◆ Instruction ◆
Extract the lines of the material below, beginning with the first and ending with the line that holds "import * as". Skip every picture.

◆ Given records ◆
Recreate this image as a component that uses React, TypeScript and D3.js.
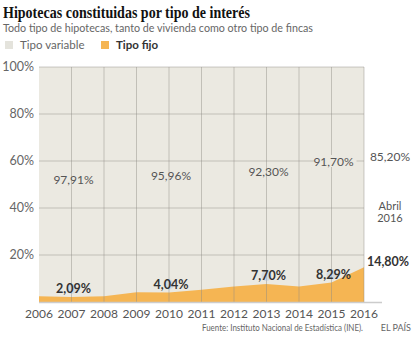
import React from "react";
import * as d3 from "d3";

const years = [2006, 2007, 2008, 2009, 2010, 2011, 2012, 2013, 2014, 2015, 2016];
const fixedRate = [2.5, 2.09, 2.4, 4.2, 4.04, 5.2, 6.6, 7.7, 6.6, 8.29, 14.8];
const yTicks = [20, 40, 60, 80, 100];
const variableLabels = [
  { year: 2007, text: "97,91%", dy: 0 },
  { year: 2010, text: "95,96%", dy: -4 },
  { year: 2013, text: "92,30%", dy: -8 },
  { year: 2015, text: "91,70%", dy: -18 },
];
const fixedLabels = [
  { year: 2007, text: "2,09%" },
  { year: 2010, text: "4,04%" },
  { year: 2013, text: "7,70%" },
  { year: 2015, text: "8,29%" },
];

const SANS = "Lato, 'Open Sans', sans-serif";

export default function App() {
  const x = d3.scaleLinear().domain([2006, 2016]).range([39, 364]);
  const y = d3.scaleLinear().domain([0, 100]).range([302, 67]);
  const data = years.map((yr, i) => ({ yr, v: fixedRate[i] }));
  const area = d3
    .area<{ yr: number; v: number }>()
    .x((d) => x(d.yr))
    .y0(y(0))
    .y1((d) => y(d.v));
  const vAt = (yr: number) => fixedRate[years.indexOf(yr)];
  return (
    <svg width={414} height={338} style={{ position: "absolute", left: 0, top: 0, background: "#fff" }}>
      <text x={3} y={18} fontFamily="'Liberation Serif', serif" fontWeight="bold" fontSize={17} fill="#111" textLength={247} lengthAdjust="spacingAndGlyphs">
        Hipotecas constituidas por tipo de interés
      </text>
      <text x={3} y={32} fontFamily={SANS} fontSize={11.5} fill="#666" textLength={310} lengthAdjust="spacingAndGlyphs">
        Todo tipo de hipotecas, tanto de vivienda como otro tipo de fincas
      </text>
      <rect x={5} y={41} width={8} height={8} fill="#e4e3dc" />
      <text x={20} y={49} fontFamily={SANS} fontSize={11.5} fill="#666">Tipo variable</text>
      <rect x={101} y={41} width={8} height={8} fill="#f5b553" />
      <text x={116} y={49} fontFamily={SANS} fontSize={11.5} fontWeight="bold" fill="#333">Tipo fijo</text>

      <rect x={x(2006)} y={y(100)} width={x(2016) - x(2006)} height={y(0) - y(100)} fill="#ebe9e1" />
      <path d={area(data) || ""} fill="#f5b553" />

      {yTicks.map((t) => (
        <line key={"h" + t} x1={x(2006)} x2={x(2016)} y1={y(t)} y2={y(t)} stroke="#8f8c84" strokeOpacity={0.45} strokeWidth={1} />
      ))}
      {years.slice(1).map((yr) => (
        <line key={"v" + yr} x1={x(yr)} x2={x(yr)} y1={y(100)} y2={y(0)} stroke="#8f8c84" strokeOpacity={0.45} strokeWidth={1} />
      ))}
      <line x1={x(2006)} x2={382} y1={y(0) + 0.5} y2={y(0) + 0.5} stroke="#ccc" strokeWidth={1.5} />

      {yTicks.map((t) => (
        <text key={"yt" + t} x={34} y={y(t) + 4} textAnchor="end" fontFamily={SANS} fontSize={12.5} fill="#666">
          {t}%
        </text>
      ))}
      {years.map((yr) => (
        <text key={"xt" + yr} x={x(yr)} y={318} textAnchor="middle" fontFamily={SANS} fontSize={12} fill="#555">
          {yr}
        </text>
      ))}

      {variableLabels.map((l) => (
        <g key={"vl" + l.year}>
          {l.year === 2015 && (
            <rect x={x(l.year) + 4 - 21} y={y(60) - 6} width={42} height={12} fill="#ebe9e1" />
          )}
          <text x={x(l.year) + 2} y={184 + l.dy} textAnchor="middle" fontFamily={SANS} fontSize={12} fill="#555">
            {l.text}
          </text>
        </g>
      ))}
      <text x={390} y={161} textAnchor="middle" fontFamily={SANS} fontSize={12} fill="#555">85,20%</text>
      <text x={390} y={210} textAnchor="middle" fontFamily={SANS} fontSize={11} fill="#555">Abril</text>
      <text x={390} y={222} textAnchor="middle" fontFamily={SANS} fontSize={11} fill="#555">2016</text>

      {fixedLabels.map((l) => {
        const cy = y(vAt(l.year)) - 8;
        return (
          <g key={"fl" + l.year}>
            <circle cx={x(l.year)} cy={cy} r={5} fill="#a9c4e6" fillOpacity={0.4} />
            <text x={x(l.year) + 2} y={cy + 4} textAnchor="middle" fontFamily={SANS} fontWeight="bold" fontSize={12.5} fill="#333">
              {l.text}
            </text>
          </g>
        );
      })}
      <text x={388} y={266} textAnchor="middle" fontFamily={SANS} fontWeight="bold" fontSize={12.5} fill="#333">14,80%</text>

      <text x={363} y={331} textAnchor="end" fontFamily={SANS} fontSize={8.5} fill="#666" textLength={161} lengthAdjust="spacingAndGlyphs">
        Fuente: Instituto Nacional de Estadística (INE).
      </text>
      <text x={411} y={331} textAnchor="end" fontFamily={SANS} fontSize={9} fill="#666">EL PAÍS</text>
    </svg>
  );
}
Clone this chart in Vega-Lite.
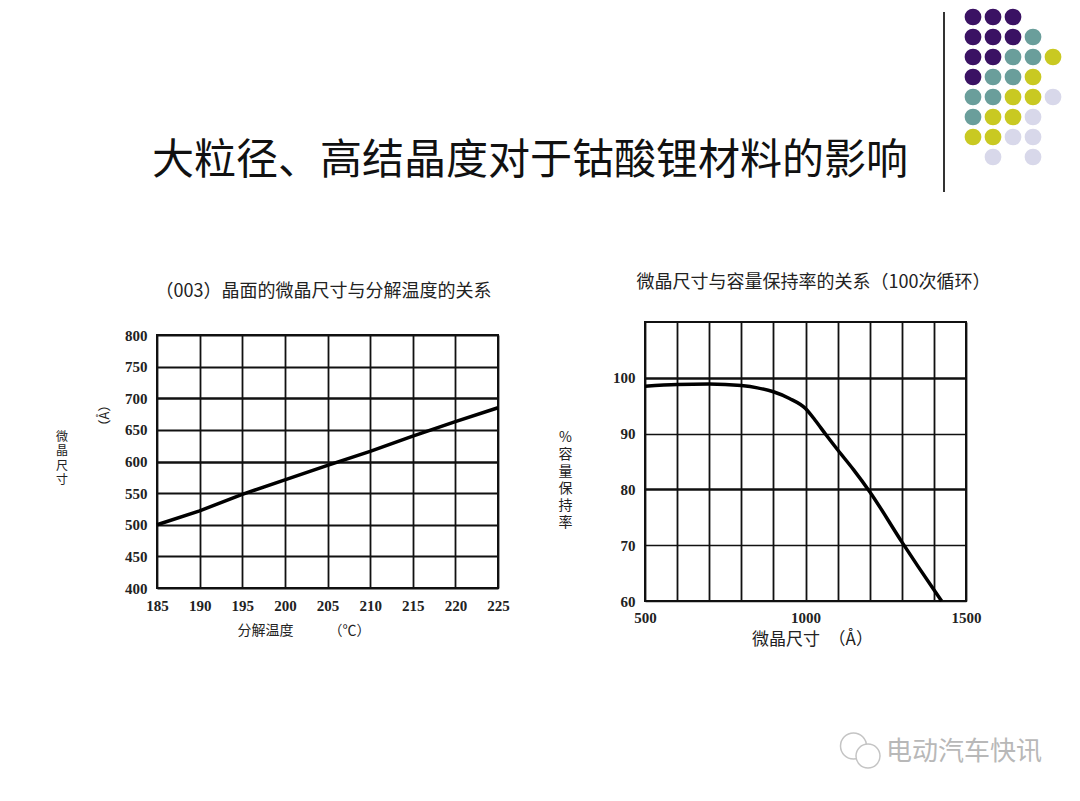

◆ Expected output ◆
Recreate this image as a component that uses React, TypeScript and D3.js.
import React from "react";
import * as d3 from "d3";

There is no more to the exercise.